== WHAT YOU SHOULD DO ==
Pick out all lines with the word "matplotlib" from the records that follow.

== GIVEN INFORMATION ==
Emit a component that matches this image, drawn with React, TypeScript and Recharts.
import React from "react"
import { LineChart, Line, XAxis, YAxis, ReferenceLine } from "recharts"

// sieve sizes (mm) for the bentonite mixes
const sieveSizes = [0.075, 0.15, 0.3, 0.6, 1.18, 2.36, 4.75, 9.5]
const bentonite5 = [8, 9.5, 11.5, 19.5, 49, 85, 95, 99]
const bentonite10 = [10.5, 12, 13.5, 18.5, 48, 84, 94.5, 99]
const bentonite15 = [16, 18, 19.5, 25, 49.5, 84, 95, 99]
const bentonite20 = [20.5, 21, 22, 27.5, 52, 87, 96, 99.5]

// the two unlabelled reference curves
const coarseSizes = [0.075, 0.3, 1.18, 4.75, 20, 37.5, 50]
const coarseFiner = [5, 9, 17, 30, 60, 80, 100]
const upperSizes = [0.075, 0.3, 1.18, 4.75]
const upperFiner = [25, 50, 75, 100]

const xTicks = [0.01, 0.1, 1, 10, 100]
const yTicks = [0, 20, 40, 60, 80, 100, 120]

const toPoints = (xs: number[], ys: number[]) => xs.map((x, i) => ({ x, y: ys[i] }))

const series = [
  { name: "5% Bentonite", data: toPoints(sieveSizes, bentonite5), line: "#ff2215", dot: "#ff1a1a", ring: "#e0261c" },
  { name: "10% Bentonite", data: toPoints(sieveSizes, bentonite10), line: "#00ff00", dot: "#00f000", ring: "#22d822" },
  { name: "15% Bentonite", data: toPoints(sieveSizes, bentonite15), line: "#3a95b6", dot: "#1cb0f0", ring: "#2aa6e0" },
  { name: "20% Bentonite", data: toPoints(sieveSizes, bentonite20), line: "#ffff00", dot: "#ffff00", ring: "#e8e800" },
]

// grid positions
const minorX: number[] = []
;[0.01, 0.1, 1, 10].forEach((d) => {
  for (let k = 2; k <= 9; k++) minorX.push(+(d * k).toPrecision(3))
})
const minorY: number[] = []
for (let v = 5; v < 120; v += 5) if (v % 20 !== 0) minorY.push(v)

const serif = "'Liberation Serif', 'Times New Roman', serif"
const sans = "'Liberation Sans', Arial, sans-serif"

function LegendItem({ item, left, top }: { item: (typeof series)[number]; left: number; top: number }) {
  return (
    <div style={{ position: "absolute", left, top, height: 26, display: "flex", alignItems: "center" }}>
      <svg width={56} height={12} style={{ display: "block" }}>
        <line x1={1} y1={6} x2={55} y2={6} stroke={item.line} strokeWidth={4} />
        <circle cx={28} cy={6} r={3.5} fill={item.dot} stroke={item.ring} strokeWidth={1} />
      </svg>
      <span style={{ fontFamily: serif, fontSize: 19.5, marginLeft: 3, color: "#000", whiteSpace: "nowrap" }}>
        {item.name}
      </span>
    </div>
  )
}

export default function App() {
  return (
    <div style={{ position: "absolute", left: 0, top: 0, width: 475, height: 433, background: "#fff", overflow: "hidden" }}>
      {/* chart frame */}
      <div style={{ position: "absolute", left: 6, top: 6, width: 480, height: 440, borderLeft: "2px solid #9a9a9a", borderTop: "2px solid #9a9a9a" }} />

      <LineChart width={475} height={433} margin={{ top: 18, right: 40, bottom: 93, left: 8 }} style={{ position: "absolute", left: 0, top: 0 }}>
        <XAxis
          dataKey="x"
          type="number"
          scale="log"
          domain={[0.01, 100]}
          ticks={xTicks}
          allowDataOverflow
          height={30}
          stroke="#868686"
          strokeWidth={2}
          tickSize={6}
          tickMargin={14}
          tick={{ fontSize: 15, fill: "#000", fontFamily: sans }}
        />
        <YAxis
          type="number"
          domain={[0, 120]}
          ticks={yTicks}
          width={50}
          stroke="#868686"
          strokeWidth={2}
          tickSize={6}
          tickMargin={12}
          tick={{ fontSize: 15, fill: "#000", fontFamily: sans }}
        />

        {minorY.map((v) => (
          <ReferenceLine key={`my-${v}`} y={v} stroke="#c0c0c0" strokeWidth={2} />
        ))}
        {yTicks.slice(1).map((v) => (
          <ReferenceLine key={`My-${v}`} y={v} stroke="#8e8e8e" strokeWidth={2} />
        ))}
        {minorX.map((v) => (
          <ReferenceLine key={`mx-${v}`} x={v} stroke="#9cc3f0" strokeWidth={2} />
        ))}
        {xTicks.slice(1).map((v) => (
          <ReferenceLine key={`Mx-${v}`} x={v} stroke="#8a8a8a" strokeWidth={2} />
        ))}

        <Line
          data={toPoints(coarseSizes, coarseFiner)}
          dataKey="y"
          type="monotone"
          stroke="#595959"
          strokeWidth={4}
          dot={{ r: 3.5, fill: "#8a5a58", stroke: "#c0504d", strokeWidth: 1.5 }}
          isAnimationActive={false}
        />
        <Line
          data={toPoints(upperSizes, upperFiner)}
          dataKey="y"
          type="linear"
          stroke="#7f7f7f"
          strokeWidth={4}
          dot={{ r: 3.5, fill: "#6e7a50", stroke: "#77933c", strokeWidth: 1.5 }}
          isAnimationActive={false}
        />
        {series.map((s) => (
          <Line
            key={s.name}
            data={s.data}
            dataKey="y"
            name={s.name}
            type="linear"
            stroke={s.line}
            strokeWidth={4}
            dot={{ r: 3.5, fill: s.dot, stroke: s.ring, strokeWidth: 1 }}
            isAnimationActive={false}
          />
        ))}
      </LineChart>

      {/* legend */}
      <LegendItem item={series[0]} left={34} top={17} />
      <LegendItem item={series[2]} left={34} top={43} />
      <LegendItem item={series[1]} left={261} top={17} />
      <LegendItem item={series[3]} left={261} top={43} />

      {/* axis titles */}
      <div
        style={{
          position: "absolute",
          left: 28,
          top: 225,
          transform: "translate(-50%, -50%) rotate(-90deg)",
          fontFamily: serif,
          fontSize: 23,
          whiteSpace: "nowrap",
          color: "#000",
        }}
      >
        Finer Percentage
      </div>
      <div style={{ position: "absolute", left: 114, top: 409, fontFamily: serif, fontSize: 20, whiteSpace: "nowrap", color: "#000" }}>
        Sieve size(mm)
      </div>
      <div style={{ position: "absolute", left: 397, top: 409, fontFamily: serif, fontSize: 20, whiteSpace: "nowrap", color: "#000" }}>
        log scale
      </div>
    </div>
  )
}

...

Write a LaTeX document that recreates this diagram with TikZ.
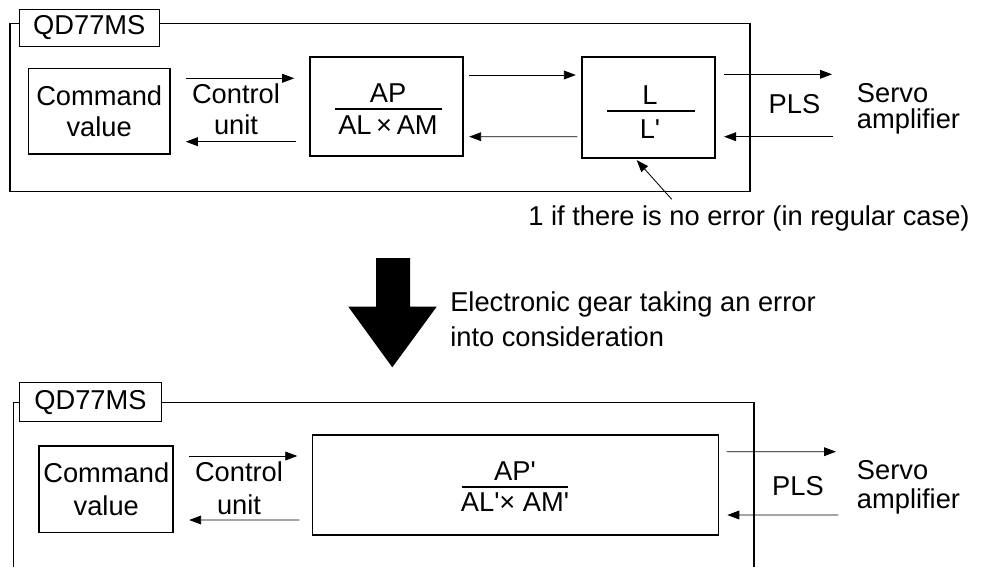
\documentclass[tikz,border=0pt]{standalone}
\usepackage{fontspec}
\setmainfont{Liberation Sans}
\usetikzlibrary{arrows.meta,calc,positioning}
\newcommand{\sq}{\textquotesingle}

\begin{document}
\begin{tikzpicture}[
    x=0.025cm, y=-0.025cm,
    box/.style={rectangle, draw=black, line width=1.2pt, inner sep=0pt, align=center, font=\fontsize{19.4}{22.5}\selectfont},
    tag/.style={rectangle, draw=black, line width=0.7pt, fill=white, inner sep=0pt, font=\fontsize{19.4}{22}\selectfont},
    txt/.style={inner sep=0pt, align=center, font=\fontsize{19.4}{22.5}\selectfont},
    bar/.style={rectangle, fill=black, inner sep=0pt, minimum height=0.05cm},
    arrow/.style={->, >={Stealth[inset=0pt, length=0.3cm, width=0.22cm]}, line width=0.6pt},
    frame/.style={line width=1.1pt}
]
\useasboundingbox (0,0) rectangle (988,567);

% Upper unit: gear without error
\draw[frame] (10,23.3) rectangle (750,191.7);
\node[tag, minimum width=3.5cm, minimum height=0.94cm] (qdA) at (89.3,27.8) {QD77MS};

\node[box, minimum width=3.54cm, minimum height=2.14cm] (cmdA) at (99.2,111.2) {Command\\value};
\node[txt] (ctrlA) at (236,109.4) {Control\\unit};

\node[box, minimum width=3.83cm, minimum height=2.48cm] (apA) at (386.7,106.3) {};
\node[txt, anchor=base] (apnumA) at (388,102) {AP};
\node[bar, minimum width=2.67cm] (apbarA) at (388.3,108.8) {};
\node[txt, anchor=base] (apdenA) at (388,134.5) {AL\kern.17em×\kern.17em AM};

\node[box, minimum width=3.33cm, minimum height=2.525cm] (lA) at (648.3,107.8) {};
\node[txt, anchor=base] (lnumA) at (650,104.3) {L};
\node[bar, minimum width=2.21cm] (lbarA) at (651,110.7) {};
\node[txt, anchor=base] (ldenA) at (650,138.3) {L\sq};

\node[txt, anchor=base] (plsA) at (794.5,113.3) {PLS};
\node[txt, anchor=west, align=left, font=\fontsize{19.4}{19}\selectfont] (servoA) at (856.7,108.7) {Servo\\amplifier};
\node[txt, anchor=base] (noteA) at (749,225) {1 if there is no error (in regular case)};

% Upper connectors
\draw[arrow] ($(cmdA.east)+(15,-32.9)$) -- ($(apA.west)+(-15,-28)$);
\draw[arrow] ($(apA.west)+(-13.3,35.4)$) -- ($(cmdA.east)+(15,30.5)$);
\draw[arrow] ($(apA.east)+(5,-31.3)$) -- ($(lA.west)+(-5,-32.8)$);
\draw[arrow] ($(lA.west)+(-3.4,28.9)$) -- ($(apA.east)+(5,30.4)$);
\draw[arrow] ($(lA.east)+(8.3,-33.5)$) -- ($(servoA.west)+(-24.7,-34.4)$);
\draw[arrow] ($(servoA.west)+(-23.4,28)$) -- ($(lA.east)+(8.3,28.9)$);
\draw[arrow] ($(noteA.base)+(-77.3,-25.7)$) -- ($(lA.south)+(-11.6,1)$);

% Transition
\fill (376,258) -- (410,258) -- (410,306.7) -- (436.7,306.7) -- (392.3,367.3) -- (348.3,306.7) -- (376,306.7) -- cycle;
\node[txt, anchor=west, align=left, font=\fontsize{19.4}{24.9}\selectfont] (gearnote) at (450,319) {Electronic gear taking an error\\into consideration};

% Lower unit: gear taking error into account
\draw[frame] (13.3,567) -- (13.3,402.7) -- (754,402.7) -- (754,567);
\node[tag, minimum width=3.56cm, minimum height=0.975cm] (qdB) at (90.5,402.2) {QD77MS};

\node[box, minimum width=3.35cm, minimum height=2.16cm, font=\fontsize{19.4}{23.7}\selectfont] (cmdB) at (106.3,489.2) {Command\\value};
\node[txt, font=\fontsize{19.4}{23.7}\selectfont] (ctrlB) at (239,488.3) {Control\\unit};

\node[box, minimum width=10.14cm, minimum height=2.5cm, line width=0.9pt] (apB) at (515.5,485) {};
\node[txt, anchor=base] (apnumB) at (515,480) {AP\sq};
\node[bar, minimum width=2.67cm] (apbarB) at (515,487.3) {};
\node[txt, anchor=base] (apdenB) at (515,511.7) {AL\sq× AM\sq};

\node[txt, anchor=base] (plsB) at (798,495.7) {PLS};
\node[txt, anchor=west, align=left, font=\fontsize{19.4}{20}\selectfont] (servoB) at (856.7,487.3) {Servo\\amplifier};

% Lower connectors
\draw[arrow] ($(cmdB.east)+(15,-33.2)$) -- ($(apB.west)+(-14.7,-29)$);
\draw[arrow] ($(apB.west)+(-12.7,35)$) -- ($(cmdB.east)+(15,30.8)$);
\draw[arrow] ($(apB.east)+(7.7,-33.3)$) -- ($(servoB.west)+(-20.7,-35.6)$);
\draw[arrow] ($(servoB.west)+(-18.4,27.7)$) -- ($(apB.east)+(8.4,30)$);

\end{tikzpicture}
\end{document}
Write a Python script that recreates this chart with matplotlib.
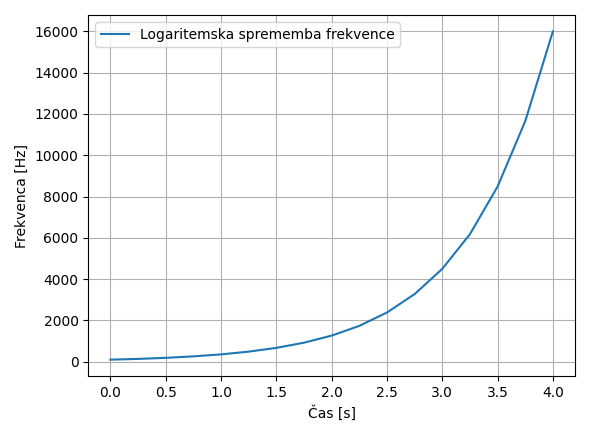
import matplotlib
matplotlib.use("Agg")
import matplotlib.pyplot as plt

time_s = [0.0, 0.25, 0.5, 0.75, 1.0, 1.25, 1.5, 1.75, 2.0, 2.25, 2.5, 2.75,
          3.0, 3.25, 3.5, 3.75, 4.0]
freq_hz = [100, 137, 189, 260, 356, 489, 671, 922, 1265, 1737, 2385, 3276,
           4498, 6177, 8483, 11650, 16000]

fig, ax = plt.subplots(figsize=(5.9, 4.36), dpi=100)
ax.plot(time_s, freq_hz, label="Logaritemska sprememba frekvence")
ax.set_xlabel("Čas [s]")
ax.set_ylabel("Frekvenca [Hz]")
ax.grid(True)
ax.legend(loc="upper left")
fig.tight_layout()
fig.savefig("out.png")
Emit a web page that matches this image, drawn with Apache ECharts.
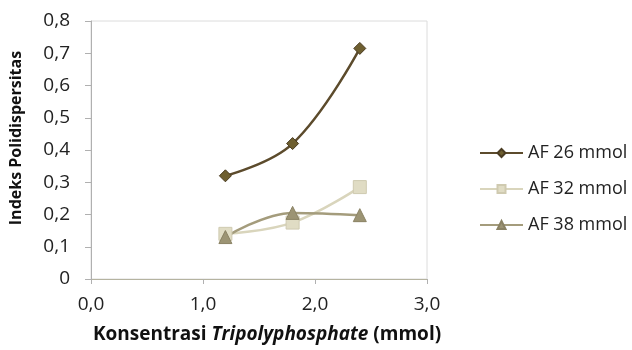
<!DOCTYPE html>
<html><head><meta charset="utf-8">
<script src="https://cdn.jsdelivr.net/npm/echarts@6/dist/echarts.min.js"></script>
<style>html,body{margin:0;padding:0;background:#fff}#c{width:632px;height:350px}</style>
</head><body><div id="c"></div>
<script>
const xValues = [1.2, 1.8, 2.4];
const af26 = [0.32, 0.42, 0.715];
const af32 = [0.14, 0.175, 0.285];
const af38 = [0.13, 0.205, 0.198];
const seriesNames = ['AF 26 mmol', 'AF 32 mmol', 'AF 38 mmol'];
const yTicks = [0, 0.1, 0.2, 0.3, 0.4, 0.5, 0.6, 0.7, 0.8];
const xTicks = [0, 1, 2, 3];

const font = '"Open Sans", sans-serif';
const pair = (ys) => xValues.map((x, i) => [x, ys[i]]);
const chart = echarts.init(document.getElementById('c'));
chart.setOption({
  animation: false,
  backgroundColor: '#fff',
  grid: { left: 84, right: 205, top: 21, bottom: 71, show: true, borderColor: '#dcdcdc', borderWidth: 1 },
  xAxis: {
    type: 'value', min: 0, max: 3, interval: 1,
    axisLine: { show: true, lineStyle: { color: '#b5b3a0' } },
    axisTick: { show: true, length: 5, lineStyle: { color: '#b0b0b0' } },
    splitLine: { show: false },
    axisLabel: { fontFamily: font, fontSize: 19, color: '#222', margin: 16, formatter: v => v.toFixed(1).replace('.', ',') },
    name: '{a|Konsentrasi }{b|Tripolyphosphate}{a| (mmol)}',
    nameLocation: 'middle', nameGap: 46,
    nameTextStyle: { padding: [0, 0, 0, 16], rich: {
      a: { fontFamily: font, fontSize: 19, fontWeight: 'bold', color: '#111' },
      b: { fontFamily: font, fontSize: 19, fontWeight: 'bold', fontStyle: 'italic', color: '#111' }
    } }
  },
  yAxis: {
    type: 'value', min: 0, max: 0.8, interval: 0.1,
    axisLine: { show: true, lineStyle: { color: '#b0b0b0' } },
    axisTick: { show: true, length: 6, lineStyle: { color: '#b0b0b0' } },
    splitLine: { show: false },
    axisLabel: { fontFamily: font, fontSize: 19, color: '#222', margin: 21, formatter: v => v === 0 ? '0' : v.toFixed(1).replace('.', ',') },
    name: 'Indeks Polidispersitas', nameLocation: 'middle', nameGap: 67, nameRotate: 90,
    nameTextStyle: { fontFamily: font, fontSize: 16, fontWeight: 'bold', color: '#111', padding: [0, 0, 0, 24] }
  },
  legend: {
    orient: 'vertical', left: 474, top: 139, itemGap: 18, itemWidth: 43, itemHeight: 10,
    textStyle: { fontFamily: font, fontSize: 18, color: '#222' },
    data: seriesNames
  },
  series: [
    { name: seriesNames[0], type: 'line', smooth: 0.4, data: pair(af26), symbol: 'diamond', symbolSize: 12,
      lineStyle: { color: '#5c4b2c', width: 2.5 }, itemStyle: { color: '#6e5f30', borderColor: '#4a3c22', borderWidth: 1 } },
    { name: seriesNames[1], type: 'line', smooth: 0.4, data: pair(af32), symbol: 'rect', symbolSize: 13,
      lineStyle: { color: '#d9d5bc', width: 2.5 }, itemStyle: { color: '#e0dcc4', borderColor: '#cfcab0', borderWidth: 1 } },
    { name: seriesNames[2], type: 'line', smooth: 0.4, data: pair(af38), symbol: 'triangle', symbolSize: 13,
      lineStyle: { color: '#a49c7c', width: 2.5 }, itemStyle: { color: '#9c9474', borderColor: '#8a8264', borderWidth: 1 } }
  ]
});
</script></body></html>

== FULL ANSWER ==
Write a Python script that recreates this chart with matplotlib.
import matplotlib
matplotlib.use("Agg")
import matplotlib.pyplot as plt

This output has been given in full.